As I spoke recently with a friend who lost her husband a little over a year ago, she said, "They say it gets easier, but I think they lied." When our hearts are so very tender, it certainly doesn't feel easier. In fact, there are days that I feel like for every step I've taken forward, I'm moving two steps back. Grief is definitely not a static experience. It changes everything.
There's a reason that they call the family members of a deceased person "survivors." We endure the circumstances that change our lives forever. It's taken just about everything I've got to survive, but I have. Actually, it's taken me giving everything to God to survive this past year. He has been there, even when it felt like no one else was.
Thanks be to God, I have survived a year.
6 comments:
That's exactly how I feel...when people tell me I'm strong or brave or that I'm doing so well...I'm always quick to tell them that a) it's not me--it's supernatural and completely God and b) it's not bravery or strength as much as it is simple survivorship.
We survive.
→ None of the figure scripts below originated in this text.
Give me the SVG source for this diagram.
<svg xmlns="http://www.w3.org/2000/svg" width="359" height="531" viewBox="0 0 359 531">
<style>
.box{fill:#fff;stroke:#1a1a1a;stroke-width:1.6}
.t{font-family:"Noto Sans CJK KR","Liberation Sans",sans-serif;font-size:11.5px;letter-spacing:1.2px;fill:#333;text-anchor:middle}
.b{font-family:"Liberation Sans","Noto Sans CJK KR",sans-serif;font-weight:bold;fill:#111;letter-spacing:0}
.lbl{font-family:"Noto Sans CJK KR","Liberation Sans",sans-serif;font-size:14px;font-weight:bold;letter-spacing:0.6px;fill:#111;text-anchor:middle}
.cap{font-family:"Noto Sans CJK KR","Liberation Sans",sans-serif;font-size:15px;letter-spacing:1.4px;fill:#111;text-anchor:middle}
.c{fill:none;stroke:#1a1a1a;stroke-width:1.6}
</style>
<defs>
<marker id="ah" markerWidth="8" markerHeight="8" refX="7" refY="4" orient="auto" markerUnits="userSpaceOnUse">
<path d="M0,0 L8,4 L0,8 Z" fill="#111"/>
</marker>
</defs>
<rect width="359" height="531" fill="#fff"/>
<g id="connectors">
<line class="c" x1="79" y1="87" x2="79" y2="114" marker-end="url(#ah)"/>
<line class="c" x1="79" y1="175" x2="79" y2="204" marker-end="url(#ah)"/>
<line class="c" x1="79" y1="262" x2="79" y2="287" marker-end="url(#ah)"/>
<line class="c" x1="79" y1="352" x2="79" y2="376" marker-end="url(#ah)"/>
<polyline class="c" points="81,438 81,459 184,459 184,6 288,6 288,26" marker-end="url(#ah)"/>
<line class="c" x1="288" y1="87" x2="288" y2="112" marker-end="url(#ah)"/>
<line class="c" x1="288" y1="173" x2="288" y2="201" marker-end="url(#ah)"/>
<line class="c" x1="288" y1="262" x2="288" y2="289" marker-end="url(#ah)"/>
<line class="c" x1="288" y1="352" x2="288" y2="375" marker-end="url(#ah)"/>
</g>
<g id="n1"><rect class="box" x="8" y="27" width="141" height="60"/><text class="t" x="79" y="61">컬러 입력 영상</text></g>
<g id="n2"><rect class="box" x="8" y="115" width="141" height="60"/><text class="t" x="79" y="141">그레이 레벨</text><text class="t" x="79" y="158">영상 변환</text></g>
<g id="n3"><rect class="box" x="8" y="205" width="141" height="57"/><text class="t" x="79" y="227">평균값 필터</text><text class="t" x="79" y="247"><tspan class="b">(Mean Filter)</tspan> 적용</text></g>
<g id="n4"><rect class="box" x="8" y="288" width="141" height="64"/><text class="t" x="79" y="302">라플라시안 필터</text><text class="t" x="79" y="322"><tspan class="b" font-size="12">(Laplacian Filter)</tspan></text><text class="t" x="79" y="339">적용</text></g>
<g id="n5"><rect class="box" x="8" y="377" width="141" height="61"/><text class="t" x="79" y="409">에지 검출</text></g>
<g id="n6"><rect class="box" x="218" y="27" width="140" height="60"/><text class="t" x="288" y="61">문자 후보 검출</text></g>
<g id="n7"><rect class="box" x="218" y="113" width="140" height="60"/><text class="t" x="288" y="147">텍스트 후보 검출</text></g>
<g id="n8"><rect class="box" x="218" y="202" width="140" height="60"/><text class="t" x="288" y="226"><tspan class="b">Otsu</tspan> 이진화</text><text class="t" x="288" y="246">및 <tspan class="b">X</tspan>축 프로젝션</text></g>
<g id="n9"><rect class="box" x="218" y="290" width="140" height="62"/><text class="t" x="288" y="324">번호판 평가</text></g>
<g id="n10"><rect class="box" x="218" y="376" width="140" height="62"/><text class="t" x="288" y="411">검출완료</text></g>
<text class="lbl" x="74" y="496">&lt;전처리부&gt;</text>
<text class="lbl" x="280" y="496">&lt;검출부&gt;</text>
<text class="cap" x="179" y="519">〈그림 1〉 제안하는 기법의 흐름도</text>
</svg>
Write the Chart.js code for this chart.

Bruised, scarred, shaken and forever changed, but we survive.
xoxoxo
Yes - you have SURVIVED! That is no small accomplishment. You will always miss Kristen so very much, but like you said, you have and will endure. What a wonderful God we have to carry us. Thinking of you and your sweet baby.
You are so brave and such a wonderful mother! I have been thinking about you and praying for you. In a moment...
Definitely praising God with you for our survival. That's all we can do, its what we have to do. I do not believe this gets "easier" I feel this is just the way its going to be for the rest of my life. I think some would describe it as getting "easier" for lack of a better way to describe it but I definitely do not think this will ever get easier, we just survive the best way we can.
Sending some love and hugs your way.
Kim,
This was such an honest and beautiful post. Thank you for sharing this. Praise God that He carries us through...especially when we don't think we can make another step.